Chercheur de nouveautés

Cette année à Balkan Trafik!, une vingtaine de formations incarnent les musiques d’ex-Yougoslavie, Albanie, Moldavie, Hongrie, Roumanie, Bulgarie et autre Turquie avec la star du rock stambouliote Gaye Su Akyol. Histoire de (re)fédérer l’ambiance après le péril 2016, Nicolas a embauché en ouverture la vedette Goran Bregovic, accompagnée de son fidèle Wedding and Funeral Orchestra, augmenté du Brussels Philharmonic et de trois solistes incarnant les trois religions de Sarajevo. « Goran vient pour la troisième ou quatrième fois, et il sert à attirer le regard des gens sur le festival, mais sa qualité musicale en fait quelqu’un toujours tout en haut de la pyramide culturelle des Balkans. » Récupérant les classiques balkaniques, comme les merveilleux roms du Taraf de Haïdouks, Nicolas Wieërs est aussi un chercheur de nouveautés: « Je fais un festival qui prend en compte l’actuelle tension de la région, et cette jeunesse de Roumanie, de Serbie ou de Macédoine qui descend dans la rue. » Ce numéro équilibriste connaîtra pour la première fois, une version française, les 2 et 3 juin au Palace, mythique salle des nuits parisiennes. L’exploration ne s’arrête pas là puisque en décembre à La Madeleine bruxelloise, le même Wieërs présentera The Russian LAByrinth, « une façon de montrer comment au-delà de Poutine ou de la Crimée, la culture russe est d’importance. On y emmènera les spectateurs en musique bien sûr, mais aussi via les films d’animation, le graphisme et les tatouages, les tendances électroniques, toujours vers le même objectif: revenir sur l’importance des gens plutôt que sur les clichés véhiculés. »

Demandez le programme

Voilà un événement qui ne cesse de prendre de l’ampleur. Pour sa onzième édition, le festival Balkan Trafik! va en effet s’exporter pour la première fois à Paris, au mois de juin (lire par ailleurs).
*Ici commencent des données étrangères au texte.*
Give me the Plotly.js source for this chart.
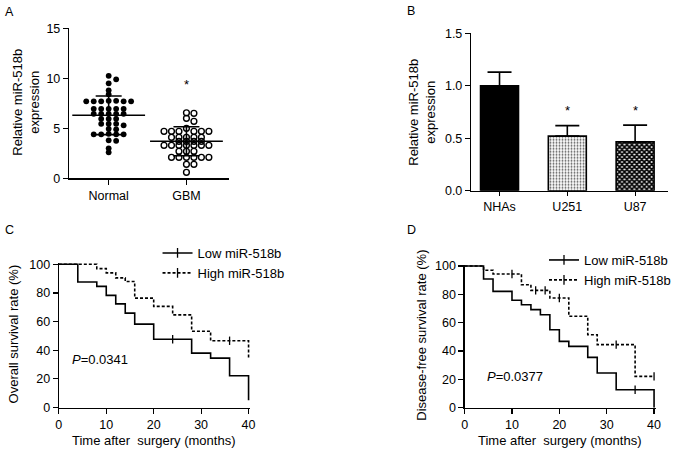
<!DOCTYPE html>
<html>
<head>
<meta charset="utf-8">
<script src="https://cdn.plot.ly/plotly-3.0.1.min.js"></script>
<style>
html,body{margin:0;padding:0;background:#fff;}
#chart{width:676px;height:452px;}
</style>
</head>
<body>
<div id="chart"></div>
<script>
// ---------------- Data ----------------
// Panel A: relative miR-518b expression in tissues
const groupsA = ['Normal', 'GBM'];
const normalExpr = [10.25, 9.9, 9.5, 8.8, 8.4,
  7.75, 7.7, 7.7, 7.7, 7.7, 7.7, 7.75,
  6.95, 6.95, 6.95, 6.95, 6.95,
  6.45, 6.45, 6.45, 6.45, 6.45,
  5.95, 5.95, 5.95,
  5.45, 5.45, 5.45, 5.3,
  4.95, 4.9,
  4.45, 4.4, 4.4, 4.4, 4.4,
  3.8, 3.75, 3.0, 2.6];
const gbmExpr = [6.55, 6.5, 6.0, 5.7, 5.0,
  4.7, 4.7, 4.7, 4.7, 4.7, 4.7,
  4.1, 4.1, 4.1, 4.1, 4.1,
  3.7, 3.7, 3.7, 3.7,
  3.3, 3.3, 3.3, 3.3, 3.3, 3.3, 3.3,
  2.7, 2.7, 2.7,
  2.1, 2.1, 2.1, 2.1, 2.1, 2.1,
  1.4, 1.4, 0.6];
const meanA = [6.3, 3.7];
const sdA = [1.93, 1.45];
const starA = [null, 9.66];

// Panel B: cell lines
const cellLines = ['NHAs', 'U251', 'U87'];
const relExprB = [1.0, 0.52, 0.465];
const sdB = [0.13, 0.10, 0.16];
const starB = [null, 0.795, 0.795];

// Panel C: overall survival (Kaplan-Meier)
const osLowT  = [0, 4, 8, 10, 12, 14, 16, 20, 28, 32, 36, 40];
const osLowS  = [100, 87.6, 84.6, 78.3, 72.4, 65.9, 58.2, 47.7, 38, 34.5, 22.2, 5.1];
const osLowCensor = [24];
const osHighT = [0, 8, 10, 12, 14, 16, 20, 24, 28, 32, 40];
const osHighS = [100, 97, 94, 90.5, 88, 76.4, 70.6, 64.7, 53.3, 46.6, 34.5];
const osHighCensor = [36];
const osP = '0.0341';

// Panel D: disease-free survival (Kaplan-Meier)
const dfsLowT  = [0, 4, 6, 10, 12, 14, 16, 18, 20, 22, 26, 28, 32, 40];
const dfsLowS  = [100, 90.8, 82.1, 75.8, 72.7, 69.2, 65.6, 55, 46.8, 43.3, 35.5, 24.5, 12.7, 0];
const dfsLowCensor = [36];
const dfsHighT = [0, 4, 6, 12, 14, 18, 22, 26, 28, 36, 40];
const dfsHighS = [100, 97, 94.4, 86.8, 82.8, 77.4, 64.5, 51.5, 44.5, 22.1, 22.1];
const dfsHighCensor = [10, 15, 17, 20, 32, 40];
const dfsP = '0.0377';

const seriesNames = ['Low miR-518b', 'High miR-518b'];

// ---------------- Layout helpers ----------------
const W = 676, H = 452;
const FONT = 'Liberation Sans, Arial, Helvetica, sans-serif';
function lin(v0, p0, v1, p1) { const k = (p1 - p0) / (v1 - v0); return v => p0 + (v - v0) * k; }
function xdom(map, r) { return [map(r[0]) / W, map(r[1]) / W]; }
function ydom(map, r) { return [1 - map(r[0]) / H, 1 - map(r[1]) / H]; }

// pixel calibrations
const axA = { xr: [-0.51, 1.55], yr: [0, 15] };
const mapAx = lin(0, 109, 1, 187), mapAy = lin(0, 178.3, 15, 28.3);
const axB = { xr: [-0.42, 2.49], yr: [0, 1.5] };
const mapBx = lin(0, 501, 1, 569), mapBy = lin(0, 190.7, 1.5, 33.3);
const axC = { xr: [0, 40.4], yr: [0, 101] };
const mapCx = lin(0, 59, 40, 249.3), mapCy = lin(0, 407.5, 100, 264.3);
const axD = { xr: [0, 40.4], yr: [0, 101] };
const mapDx = lin(0, 466, 40, 656), mapDy = lin(0, 407.7, 100, 266);

// simple beeswarm offsets (pixel based, converted to data units)
function swarm(vals, catIdx, pxPerX, pxPerY) {
  const step = 7.5, minD = 3.8;
  const order = vals.map((v, i) => i).sort((a, b) => vals[b] - vals[a]);
  const placed = [];
  const xs = new Array(vals.length);
  order.forEach(i => {
    const v = vals[i];
    for (let k = 0; k < 40; k++) {
      const m = Math.ceil(k / 2) * (k % 2 === 1 ? 1 : -1);
      const off = m * step;
      const hit = placed.some(p => Math.hypot(off - p.off, (v - p.v) * pxPerY) < minD);
      if (!hit) { placed.push({ off, v }); xs[i] = catIdx + off / pxPerX; break; }
    }
  });
  return xs;
}
function stepAt(T, S, t) { let s = S[0]; for (let i = 0; i < T.length; i++) if (T[i] <= t) s = S[i]; return s; }

const pxPerXA = 78, pxPerYA = 10;

// ---------------- Traces ----------------
const traces = [];
// Panel A dots
traces.push({
  type: 'scatter', mode: 'markers', xaxis: 'x', yaxis: 'y', showlegend: false, hoverinfo: 'y',
  x: swarm(normalExpr, 0, pxPerXA, pxPerYA), y: normalExpr, name: groupsA[0],
  marker: { symbol: 'circle', size: 5.8, color: '#000', line: { width: 0 } }, cliponaxis: false
});
traces.push({
  type: 'scatter', mode: 'markers', xaxis: 'x', yaxis: 'y', showlegend: false, hoverinfo: 'y',
  x: swarm(gbmExpr, 1, pxPerXA, pxPerYA), y: gbmExpr, name: groupsA[1],
  marker: { symbol: 'circle-open', size: 5.8, color: '#000', line: { width: 1.4, color: '#000' } }, cliponaxis: false
});
// Panel A mean +/- SD
traces.push({
  type: 'scatter', mode: 'markers', xaxis: 'x', yaxis: 'y', showlegend: false, hoverinfo: 'y',
  x: [0, 1], y: meanA,
  marker: { symbol: 'line-ew-open', size: 52, color: '#000', line: { width: 1.6, color: '#000' } },
  error_y: { type: 'data', array: sdA, color: '#000', thickness: 1.6, width: 13 }
});
// Panel B bars: one trace per cell line so each gets its own fill pattern
const barFill = [
  { color: '#000' },
  { color: '#fff', pattern: { shape: '.', fgcolor: '#555', bgcolor: '#fff', size: 3, solidity: 0.3, fillmode: 'replace' } },
  { color: '#fff', pattern: { shape: 'x', fgcolor: '#000', bgcolor: '#fff', size: 3.5, solidity: 0.75, fillmode: 'replace' } }
];
cellLines.forEach((c, i) => {
  traces.push({
    type: 'bar', xaxis: 'x2', yaxis: 'y2', showlegend: false, name: c,
    x: [i], y: [relExprB[i]], width: 0.56,
    marker: Object.assign({ line: { color: '#000', width: 1.6 } }, barFill[i]),
    error_y: { type: 'data', symmetric: false, array: [sdB[i]], arrayminus: [0], color: '#000', thickness: 1.6, width: 12 }
  });
});

// Kaplan-Meier helper
function km(T, S, censor, dash, xa, ya) {
  traces.push({
    type: 'scatter', mode: 'lines', xaxis: xa, yaxis: ya, showlegend: false,
    x: T, y: S, line: { shape: 'hv', color: '#000', width: 1.6, dash: dash }
  });
  traces.push({
    type: 'scatter', mode: 'markers', xaxis: xa, yaxis: ya, showlegend: false, cliponaxis: false,
    x: censor, y: censor.map(t => stepAt(T, S, t)),
    marker: { symbol: 'line-ns-open', size: 6, color: '#000', line: { width: 1.3, color: '#000' } }
  });
}
km(osLowT, osLowS, osLowCensor, 'solid', 'x3', 'y3');
km(osHighT, osHighS, osHighCensor, '3px,2px', 'x3', 'y3');
km(dfsLowT, dfsLowS, dfsLowCensor, 'solid', 'x4', 'y4');
km(dfsHighT, dfsHighS, dfsHighCensor, '3px,2px', 'x4', 'y4');

// legend entries
[['legend', 'x3', 'y3'], ['legend2', 'x4', 'y4']].forEach(([lg, xa, ya]) => {
  seriesNames.forEach((nm, i) => {
    traces.push({
      type: 'scatter', mode: 'lines+markers', xaxis: xa, yaxis: ya, legend: lg, name: nm,
      x: [null], y: [null],
      line: { color: '#000', width: 1.6, dash: i === 0 ? 'solid' : '3px,2px' },
      marker: { symbol: 'line-ns-open', size: 7, color: '#000', line: { width: 1.3, color: '#000' } }
    });
  });
});

// ---------------- Axes ----------------
const base = {
  showline: true, linecolor: '#000', linewidth: 1.2, showgrid: false, zeroline: false,
  ticks: 'outside', ticklen: 5, tickwidth: 1.2, tickcolor: '#000',
  tickfont: { family: FONT, size: 12.5, color: '#000' }, fixedrange: true
};
const layout = {
  width: W, height: H, margin: { l: 0, r: 0, t: 0, b: 0 },
  paper_bgcolor: '#fff', plot_bgcolor: 'rgba(0,0,0,0)',
  font: { family: FONT, size: 13, color: '#000' },
  showlegend: true, barmode: 'overlay',
  xaxis: Object.assign({}, base, { domain: xdom(mapAx, axA.xr), range: axA.xr, anchor: 'y',
    tickvals: [0, 1], ticktext: groupsA }),
  yaxis: Object.assign({}, base, { domain: ydom(mapAy, axA.yr), range: axA.yr, anchor: 'x', dtick: 5 }),
  xaxis2: Object.assign({}, base, { domain: xdom(mapBx, axB.xr), range: axB.xr, anchor: 'y2',
    tickvals: [0, 1, 2], ticktext: cellLines, ticklen: 4 }),
  yaxis2: Object.assign({}, base, { domain: ydom(mapBy, axB.yr), range: axB.yr, anchor: 'x2',
    dtick: 0.5, tickformat: '.1f' }),
  xaxis3: Object.assign({}, base, { domain: xdom(mapCx, axC.xr), range: axC.xr, anchor: 'y3',
    tickvals: [0, 10, 20, 30, 40] }),
  yaxis3: Object.assign({}, base, { domain: ydom(mapCy, axC.yr), range: axC.yr, anchor: 'x3',
    tickvals: [0, 20, 40, 60, 80, 100] }),
  xaxis4: Object.assign({}, base, { domain: xdom(mapDx, axD.xr), range: axD.xr, anchor: 'y4',
    tickvals: [0, 10, 20, 30, 40] }),
  yaxis4: Object.assign({}, base, { domain: ydom(mapDy, axD.yr), range: axD.yr, anchor: 'x4',
    tickvals: [0, 20, 40, 60, 80, 100] }),
  legend: { x: 158 / W, y: 1 - 238 / H, xanchor: 'left', yanchor: 'top', bgcolor: 'rgba(0,0,0,0)',
    borderwidth: 0, font: { family: FONT, size: 13, color: '#000' }, tracegroupgap: 0 },
  legend2: { x: 546 / W, y: 1 - 245 / H, xanchor: 'left', yanchor: 'top', bgcolor: 'rgba(0,0,0,0)',
    borderwidth: 0, font: { family: FONT, size: 13, color: '#000' }, tracegroupgap: 0 },
  annotations: []
};

const ann = layout.annotations;
function paperText(text, xpx, ypx, opts) {
  ann.push(Object.assign({ text, xref: 'paper', yref: 'paper', x: xpx / W, y: 1 - ypx / H,
    showarrow: false, xanchor: 'center', yanchor: 'middle', font: { family: FONT, size: 13, color: '#000' } }, opts || {}));
}
// panel letters
paperText('A', 10, 12, { font: { family: FONT, size: 12.5, color: '#000' } });
paperText('B', 412, 11, { font: { family: FONT, size: 12.5, color: '#000' } });
paperText('C', 10, 230, { font: { family: FONT, size: 12.5, color: '#000' } });
paperText('D', 413, 230, { font: { family: FONT, size: 12.5, color: '#000' } });
// axis titles
paperText('Relative miR-518b<br>expression', 25.8, 102, { textangle: -90 });
paperText('Relative miR-518b<br>expression', 423, 112, { textangle: -90 });
paperText('Overall survival rate (%)', 13.5, 334, { textangle: -90 });
paperText('Disease-free survival rate (%)', 422, 335, { textangle: -90 });
paperText('Time after\u00a0 surgery (months)', 154, 440);
paperText('Time after\u00a0 surgery (months)', 562, 440);

// asterisks (data coordinates)
starA.forEach((v, i) => { if (v !== null) ann.push({ text: '*', xref: 'x', yref: 'y', x: i, y: v - 0.3,
  showarrow: false, font: { family: FONT, size: 13, color: '#000' } }); });
starB.forEach((v, i) => { if (v !== null) ann.push({ text: '*', xref: 'x2', yref: 'y2', x: i, y: v - 0.03,
  showarrow: false, font: { family: FONT, size: 13, color: '#000' } }); });
// P values
ann.push({ text: '<i>P</i>=' + osP, xref: 'x3', yref: 'y3', x: 2.3, y: 33.3, xanchor: 'left', yanchor: 'middle',
  showarrow: false, font: { family: FONT, size: 13, color: '#000' } });
ann.push({ text: '<i>P</i>=' + dfsP, xref: 'x4', yref: 'y4', x: 4.4, y: 22.2, xanchor: 'left', yanchor: 'middle',
  showarrow: false, font: { family: FONT, size: 13, color: '#000' } });

Plotly.newPlot('chart', traces, layout, { displayModeBar: false, staticPlot: true });
</script>
</body>
</html>
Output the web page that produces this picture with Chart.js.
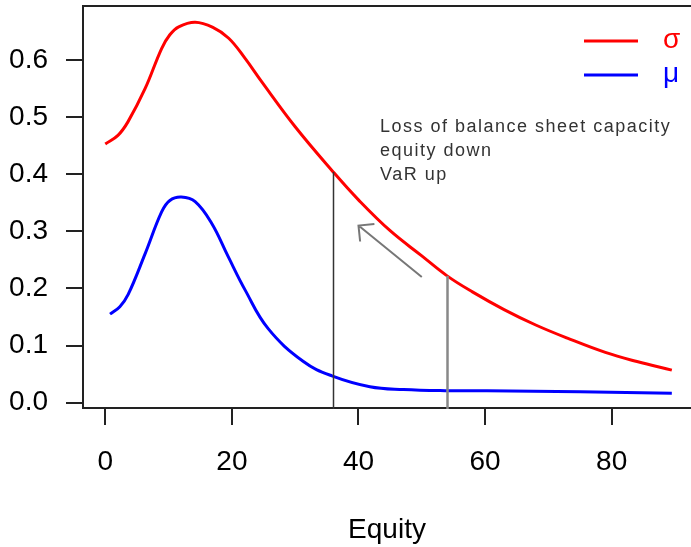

Avant cela, il se déploiera à nouveau à Bozar, son port d’attache bruxellois. Du 19 au 23 avril, ce sont quelque 250 artistes qui viendront célébrer les cultures d’Europe du Sud-Est, histoire de montrer que la région n’est pas qu’une immense pétaudière, nid à tensions géopolitiques. Au programme sont donc prévus des ateliers, des workshops, des happenings (comme par exemple le grand rassemblement de danse folklorique horo prévu sur la Grand-Place). Mais aussi du cinéma (une carte blanche offerte au festival du film de Sarajevo) et surtout, une grosse tranche musicale. La star la plus attendue est évidemment Goran Bregovic. Compositeur de BO culte (Arizona Dream, Le Temps des gitans, Underground…), il viendra présenter Three Letters from Sarajevo, en collaboration avec le Brussels Philharmonic Orchestra. Il faut parler également de Baba Zula, groupe turc qui fête cette année ses 20 ans (notamment via une double compilation, baptisée XX), ou encore du New York Gypsy All-Stars, bouillant combo qui mélange la pompe balkanique au jazz, funk, etc. On s’en voudrait enfin de ne pas mentionner l’hommage qui sera rendu à Stéphane Karo, décédé l’an dernier, et qui a largement contribué à faire connaître les musiques des Balkans, via des groupes comme Taraf de Haïdouks, Kocani Orkestar, etc. (L.H.)